Comparison of Iai-Callgrind with Criterion-rs

This is a comparison with Criterion-rs but some of the points in Pros and Cons also apply to other wall-clock time based benchmarking frameworks.

Iai-Callgrind Pros:

  • Iai-Callgrind can give answers that are repeatable to 7 or more significant digits. In comparison, actual (wall-clock) run times are scarcely repeatable beyond one significant digit.

    This allows to implement and measure "microoptimizations". Typical microoptimizations reduce the number of CPU cycles by 0.1% or 0.05% or even less. Such improvements are impossible to measure with real-world timings. But hundreds or thousands of microoptimizations add up, resulting in measurable real-world performance gains.1

  • Iai-Callgrind can work reliably in noisy environments especially in CI environments from providers like GitHub Actions or Travis-CI, where Criterion-rs cannot.

  • The benchmark api of Iai-Callgrind is simple, intuitive and allows for a much more concise and clearer structure of benchmarks.

  • Iai-Callgrind can benchmark functions in binary crates.

  • Iai-Callgrind can benchmark private functions.

  • Although Callgrind adds runtime overhead, running each benchmark exactly once is still usually much faster than Criterion-rs' statistical measurements.

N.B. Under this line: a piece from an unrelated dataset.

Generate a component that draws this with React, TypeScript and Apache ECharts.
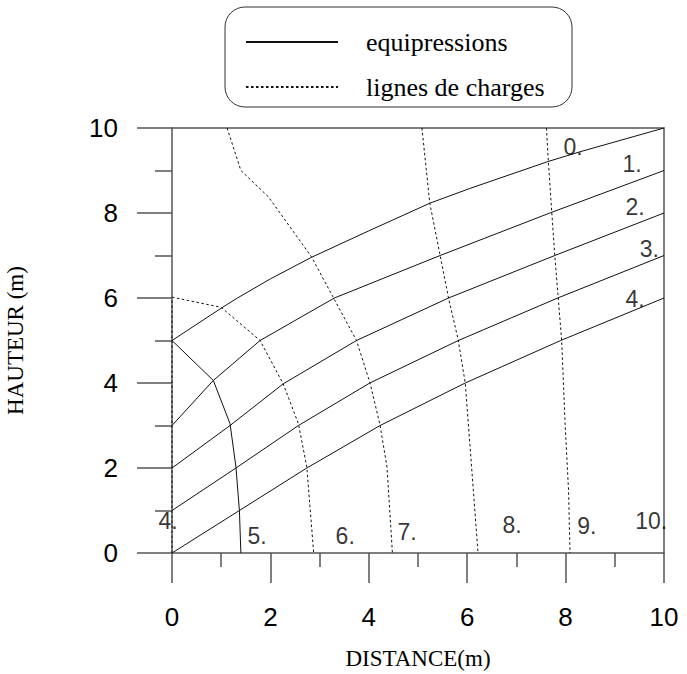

  • Criterion-rs creates plots and graphs about the averages, median etc. which adds considerable execution time to the execution time for each benchmark. Iai-Callgrind doesn't need any of these plots, since it can collect all its metrics in a single run.

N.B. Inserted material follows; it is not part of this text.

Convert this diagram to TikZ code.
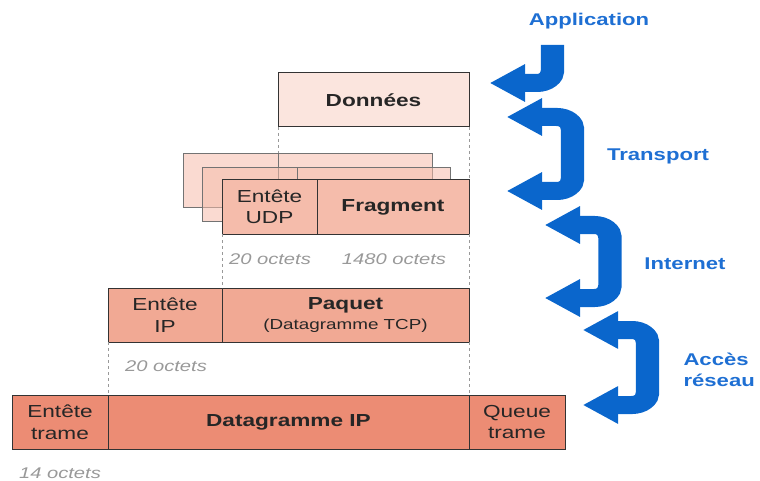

  • Iai-Callgrind generates profile output from the benchmark without further effort.

  • With Iai-Callgrind you have native access to all the possibilities of all Valgrind tools, including Valgrind Client Requests.

Iai-Callgrind/Criterion-rs Mixed:

  • Although it is usually not significant, due to the high precision of the Iai-Callgrind measurements changes in the benchmarks themselves like adding a
    benchmark case can have an effect on the other benchmarks. Iai-Callgrind can only try to reduce these effects to a minimum but never completely eliminate them. Criterion-rs does not have this problem because it cannot detect such small changes.

Iai-Callgrind Cons:

  • Iai-Callgrind's measurements merely correlate with wall-clock time. Wall-clock time is an obvious choice in many cases because it corresponds to what users perceive and Criterion-rs measures it directly.
  • Iai-Callgrind can only be used on platforms supported by Valgrind. Notably, this does not include Windows.
  • Iai-Callgrind needs additional binaries, valgrind and the iai-callgrind-runner. The version of the runner needs to be in sync with the iai-callgrind library. Criterion-rs is only a library and the installation is usually simpler.

Especially, due to the first point in the Cons, I think it is still required to run wall-clock time benchmarks and use Criterion-rs in conjunction with Iai-Callgrind. But in the CI and for performance regression checks, you shouldn't use Criterion-rs or other wall-clock time based benchmarks at all.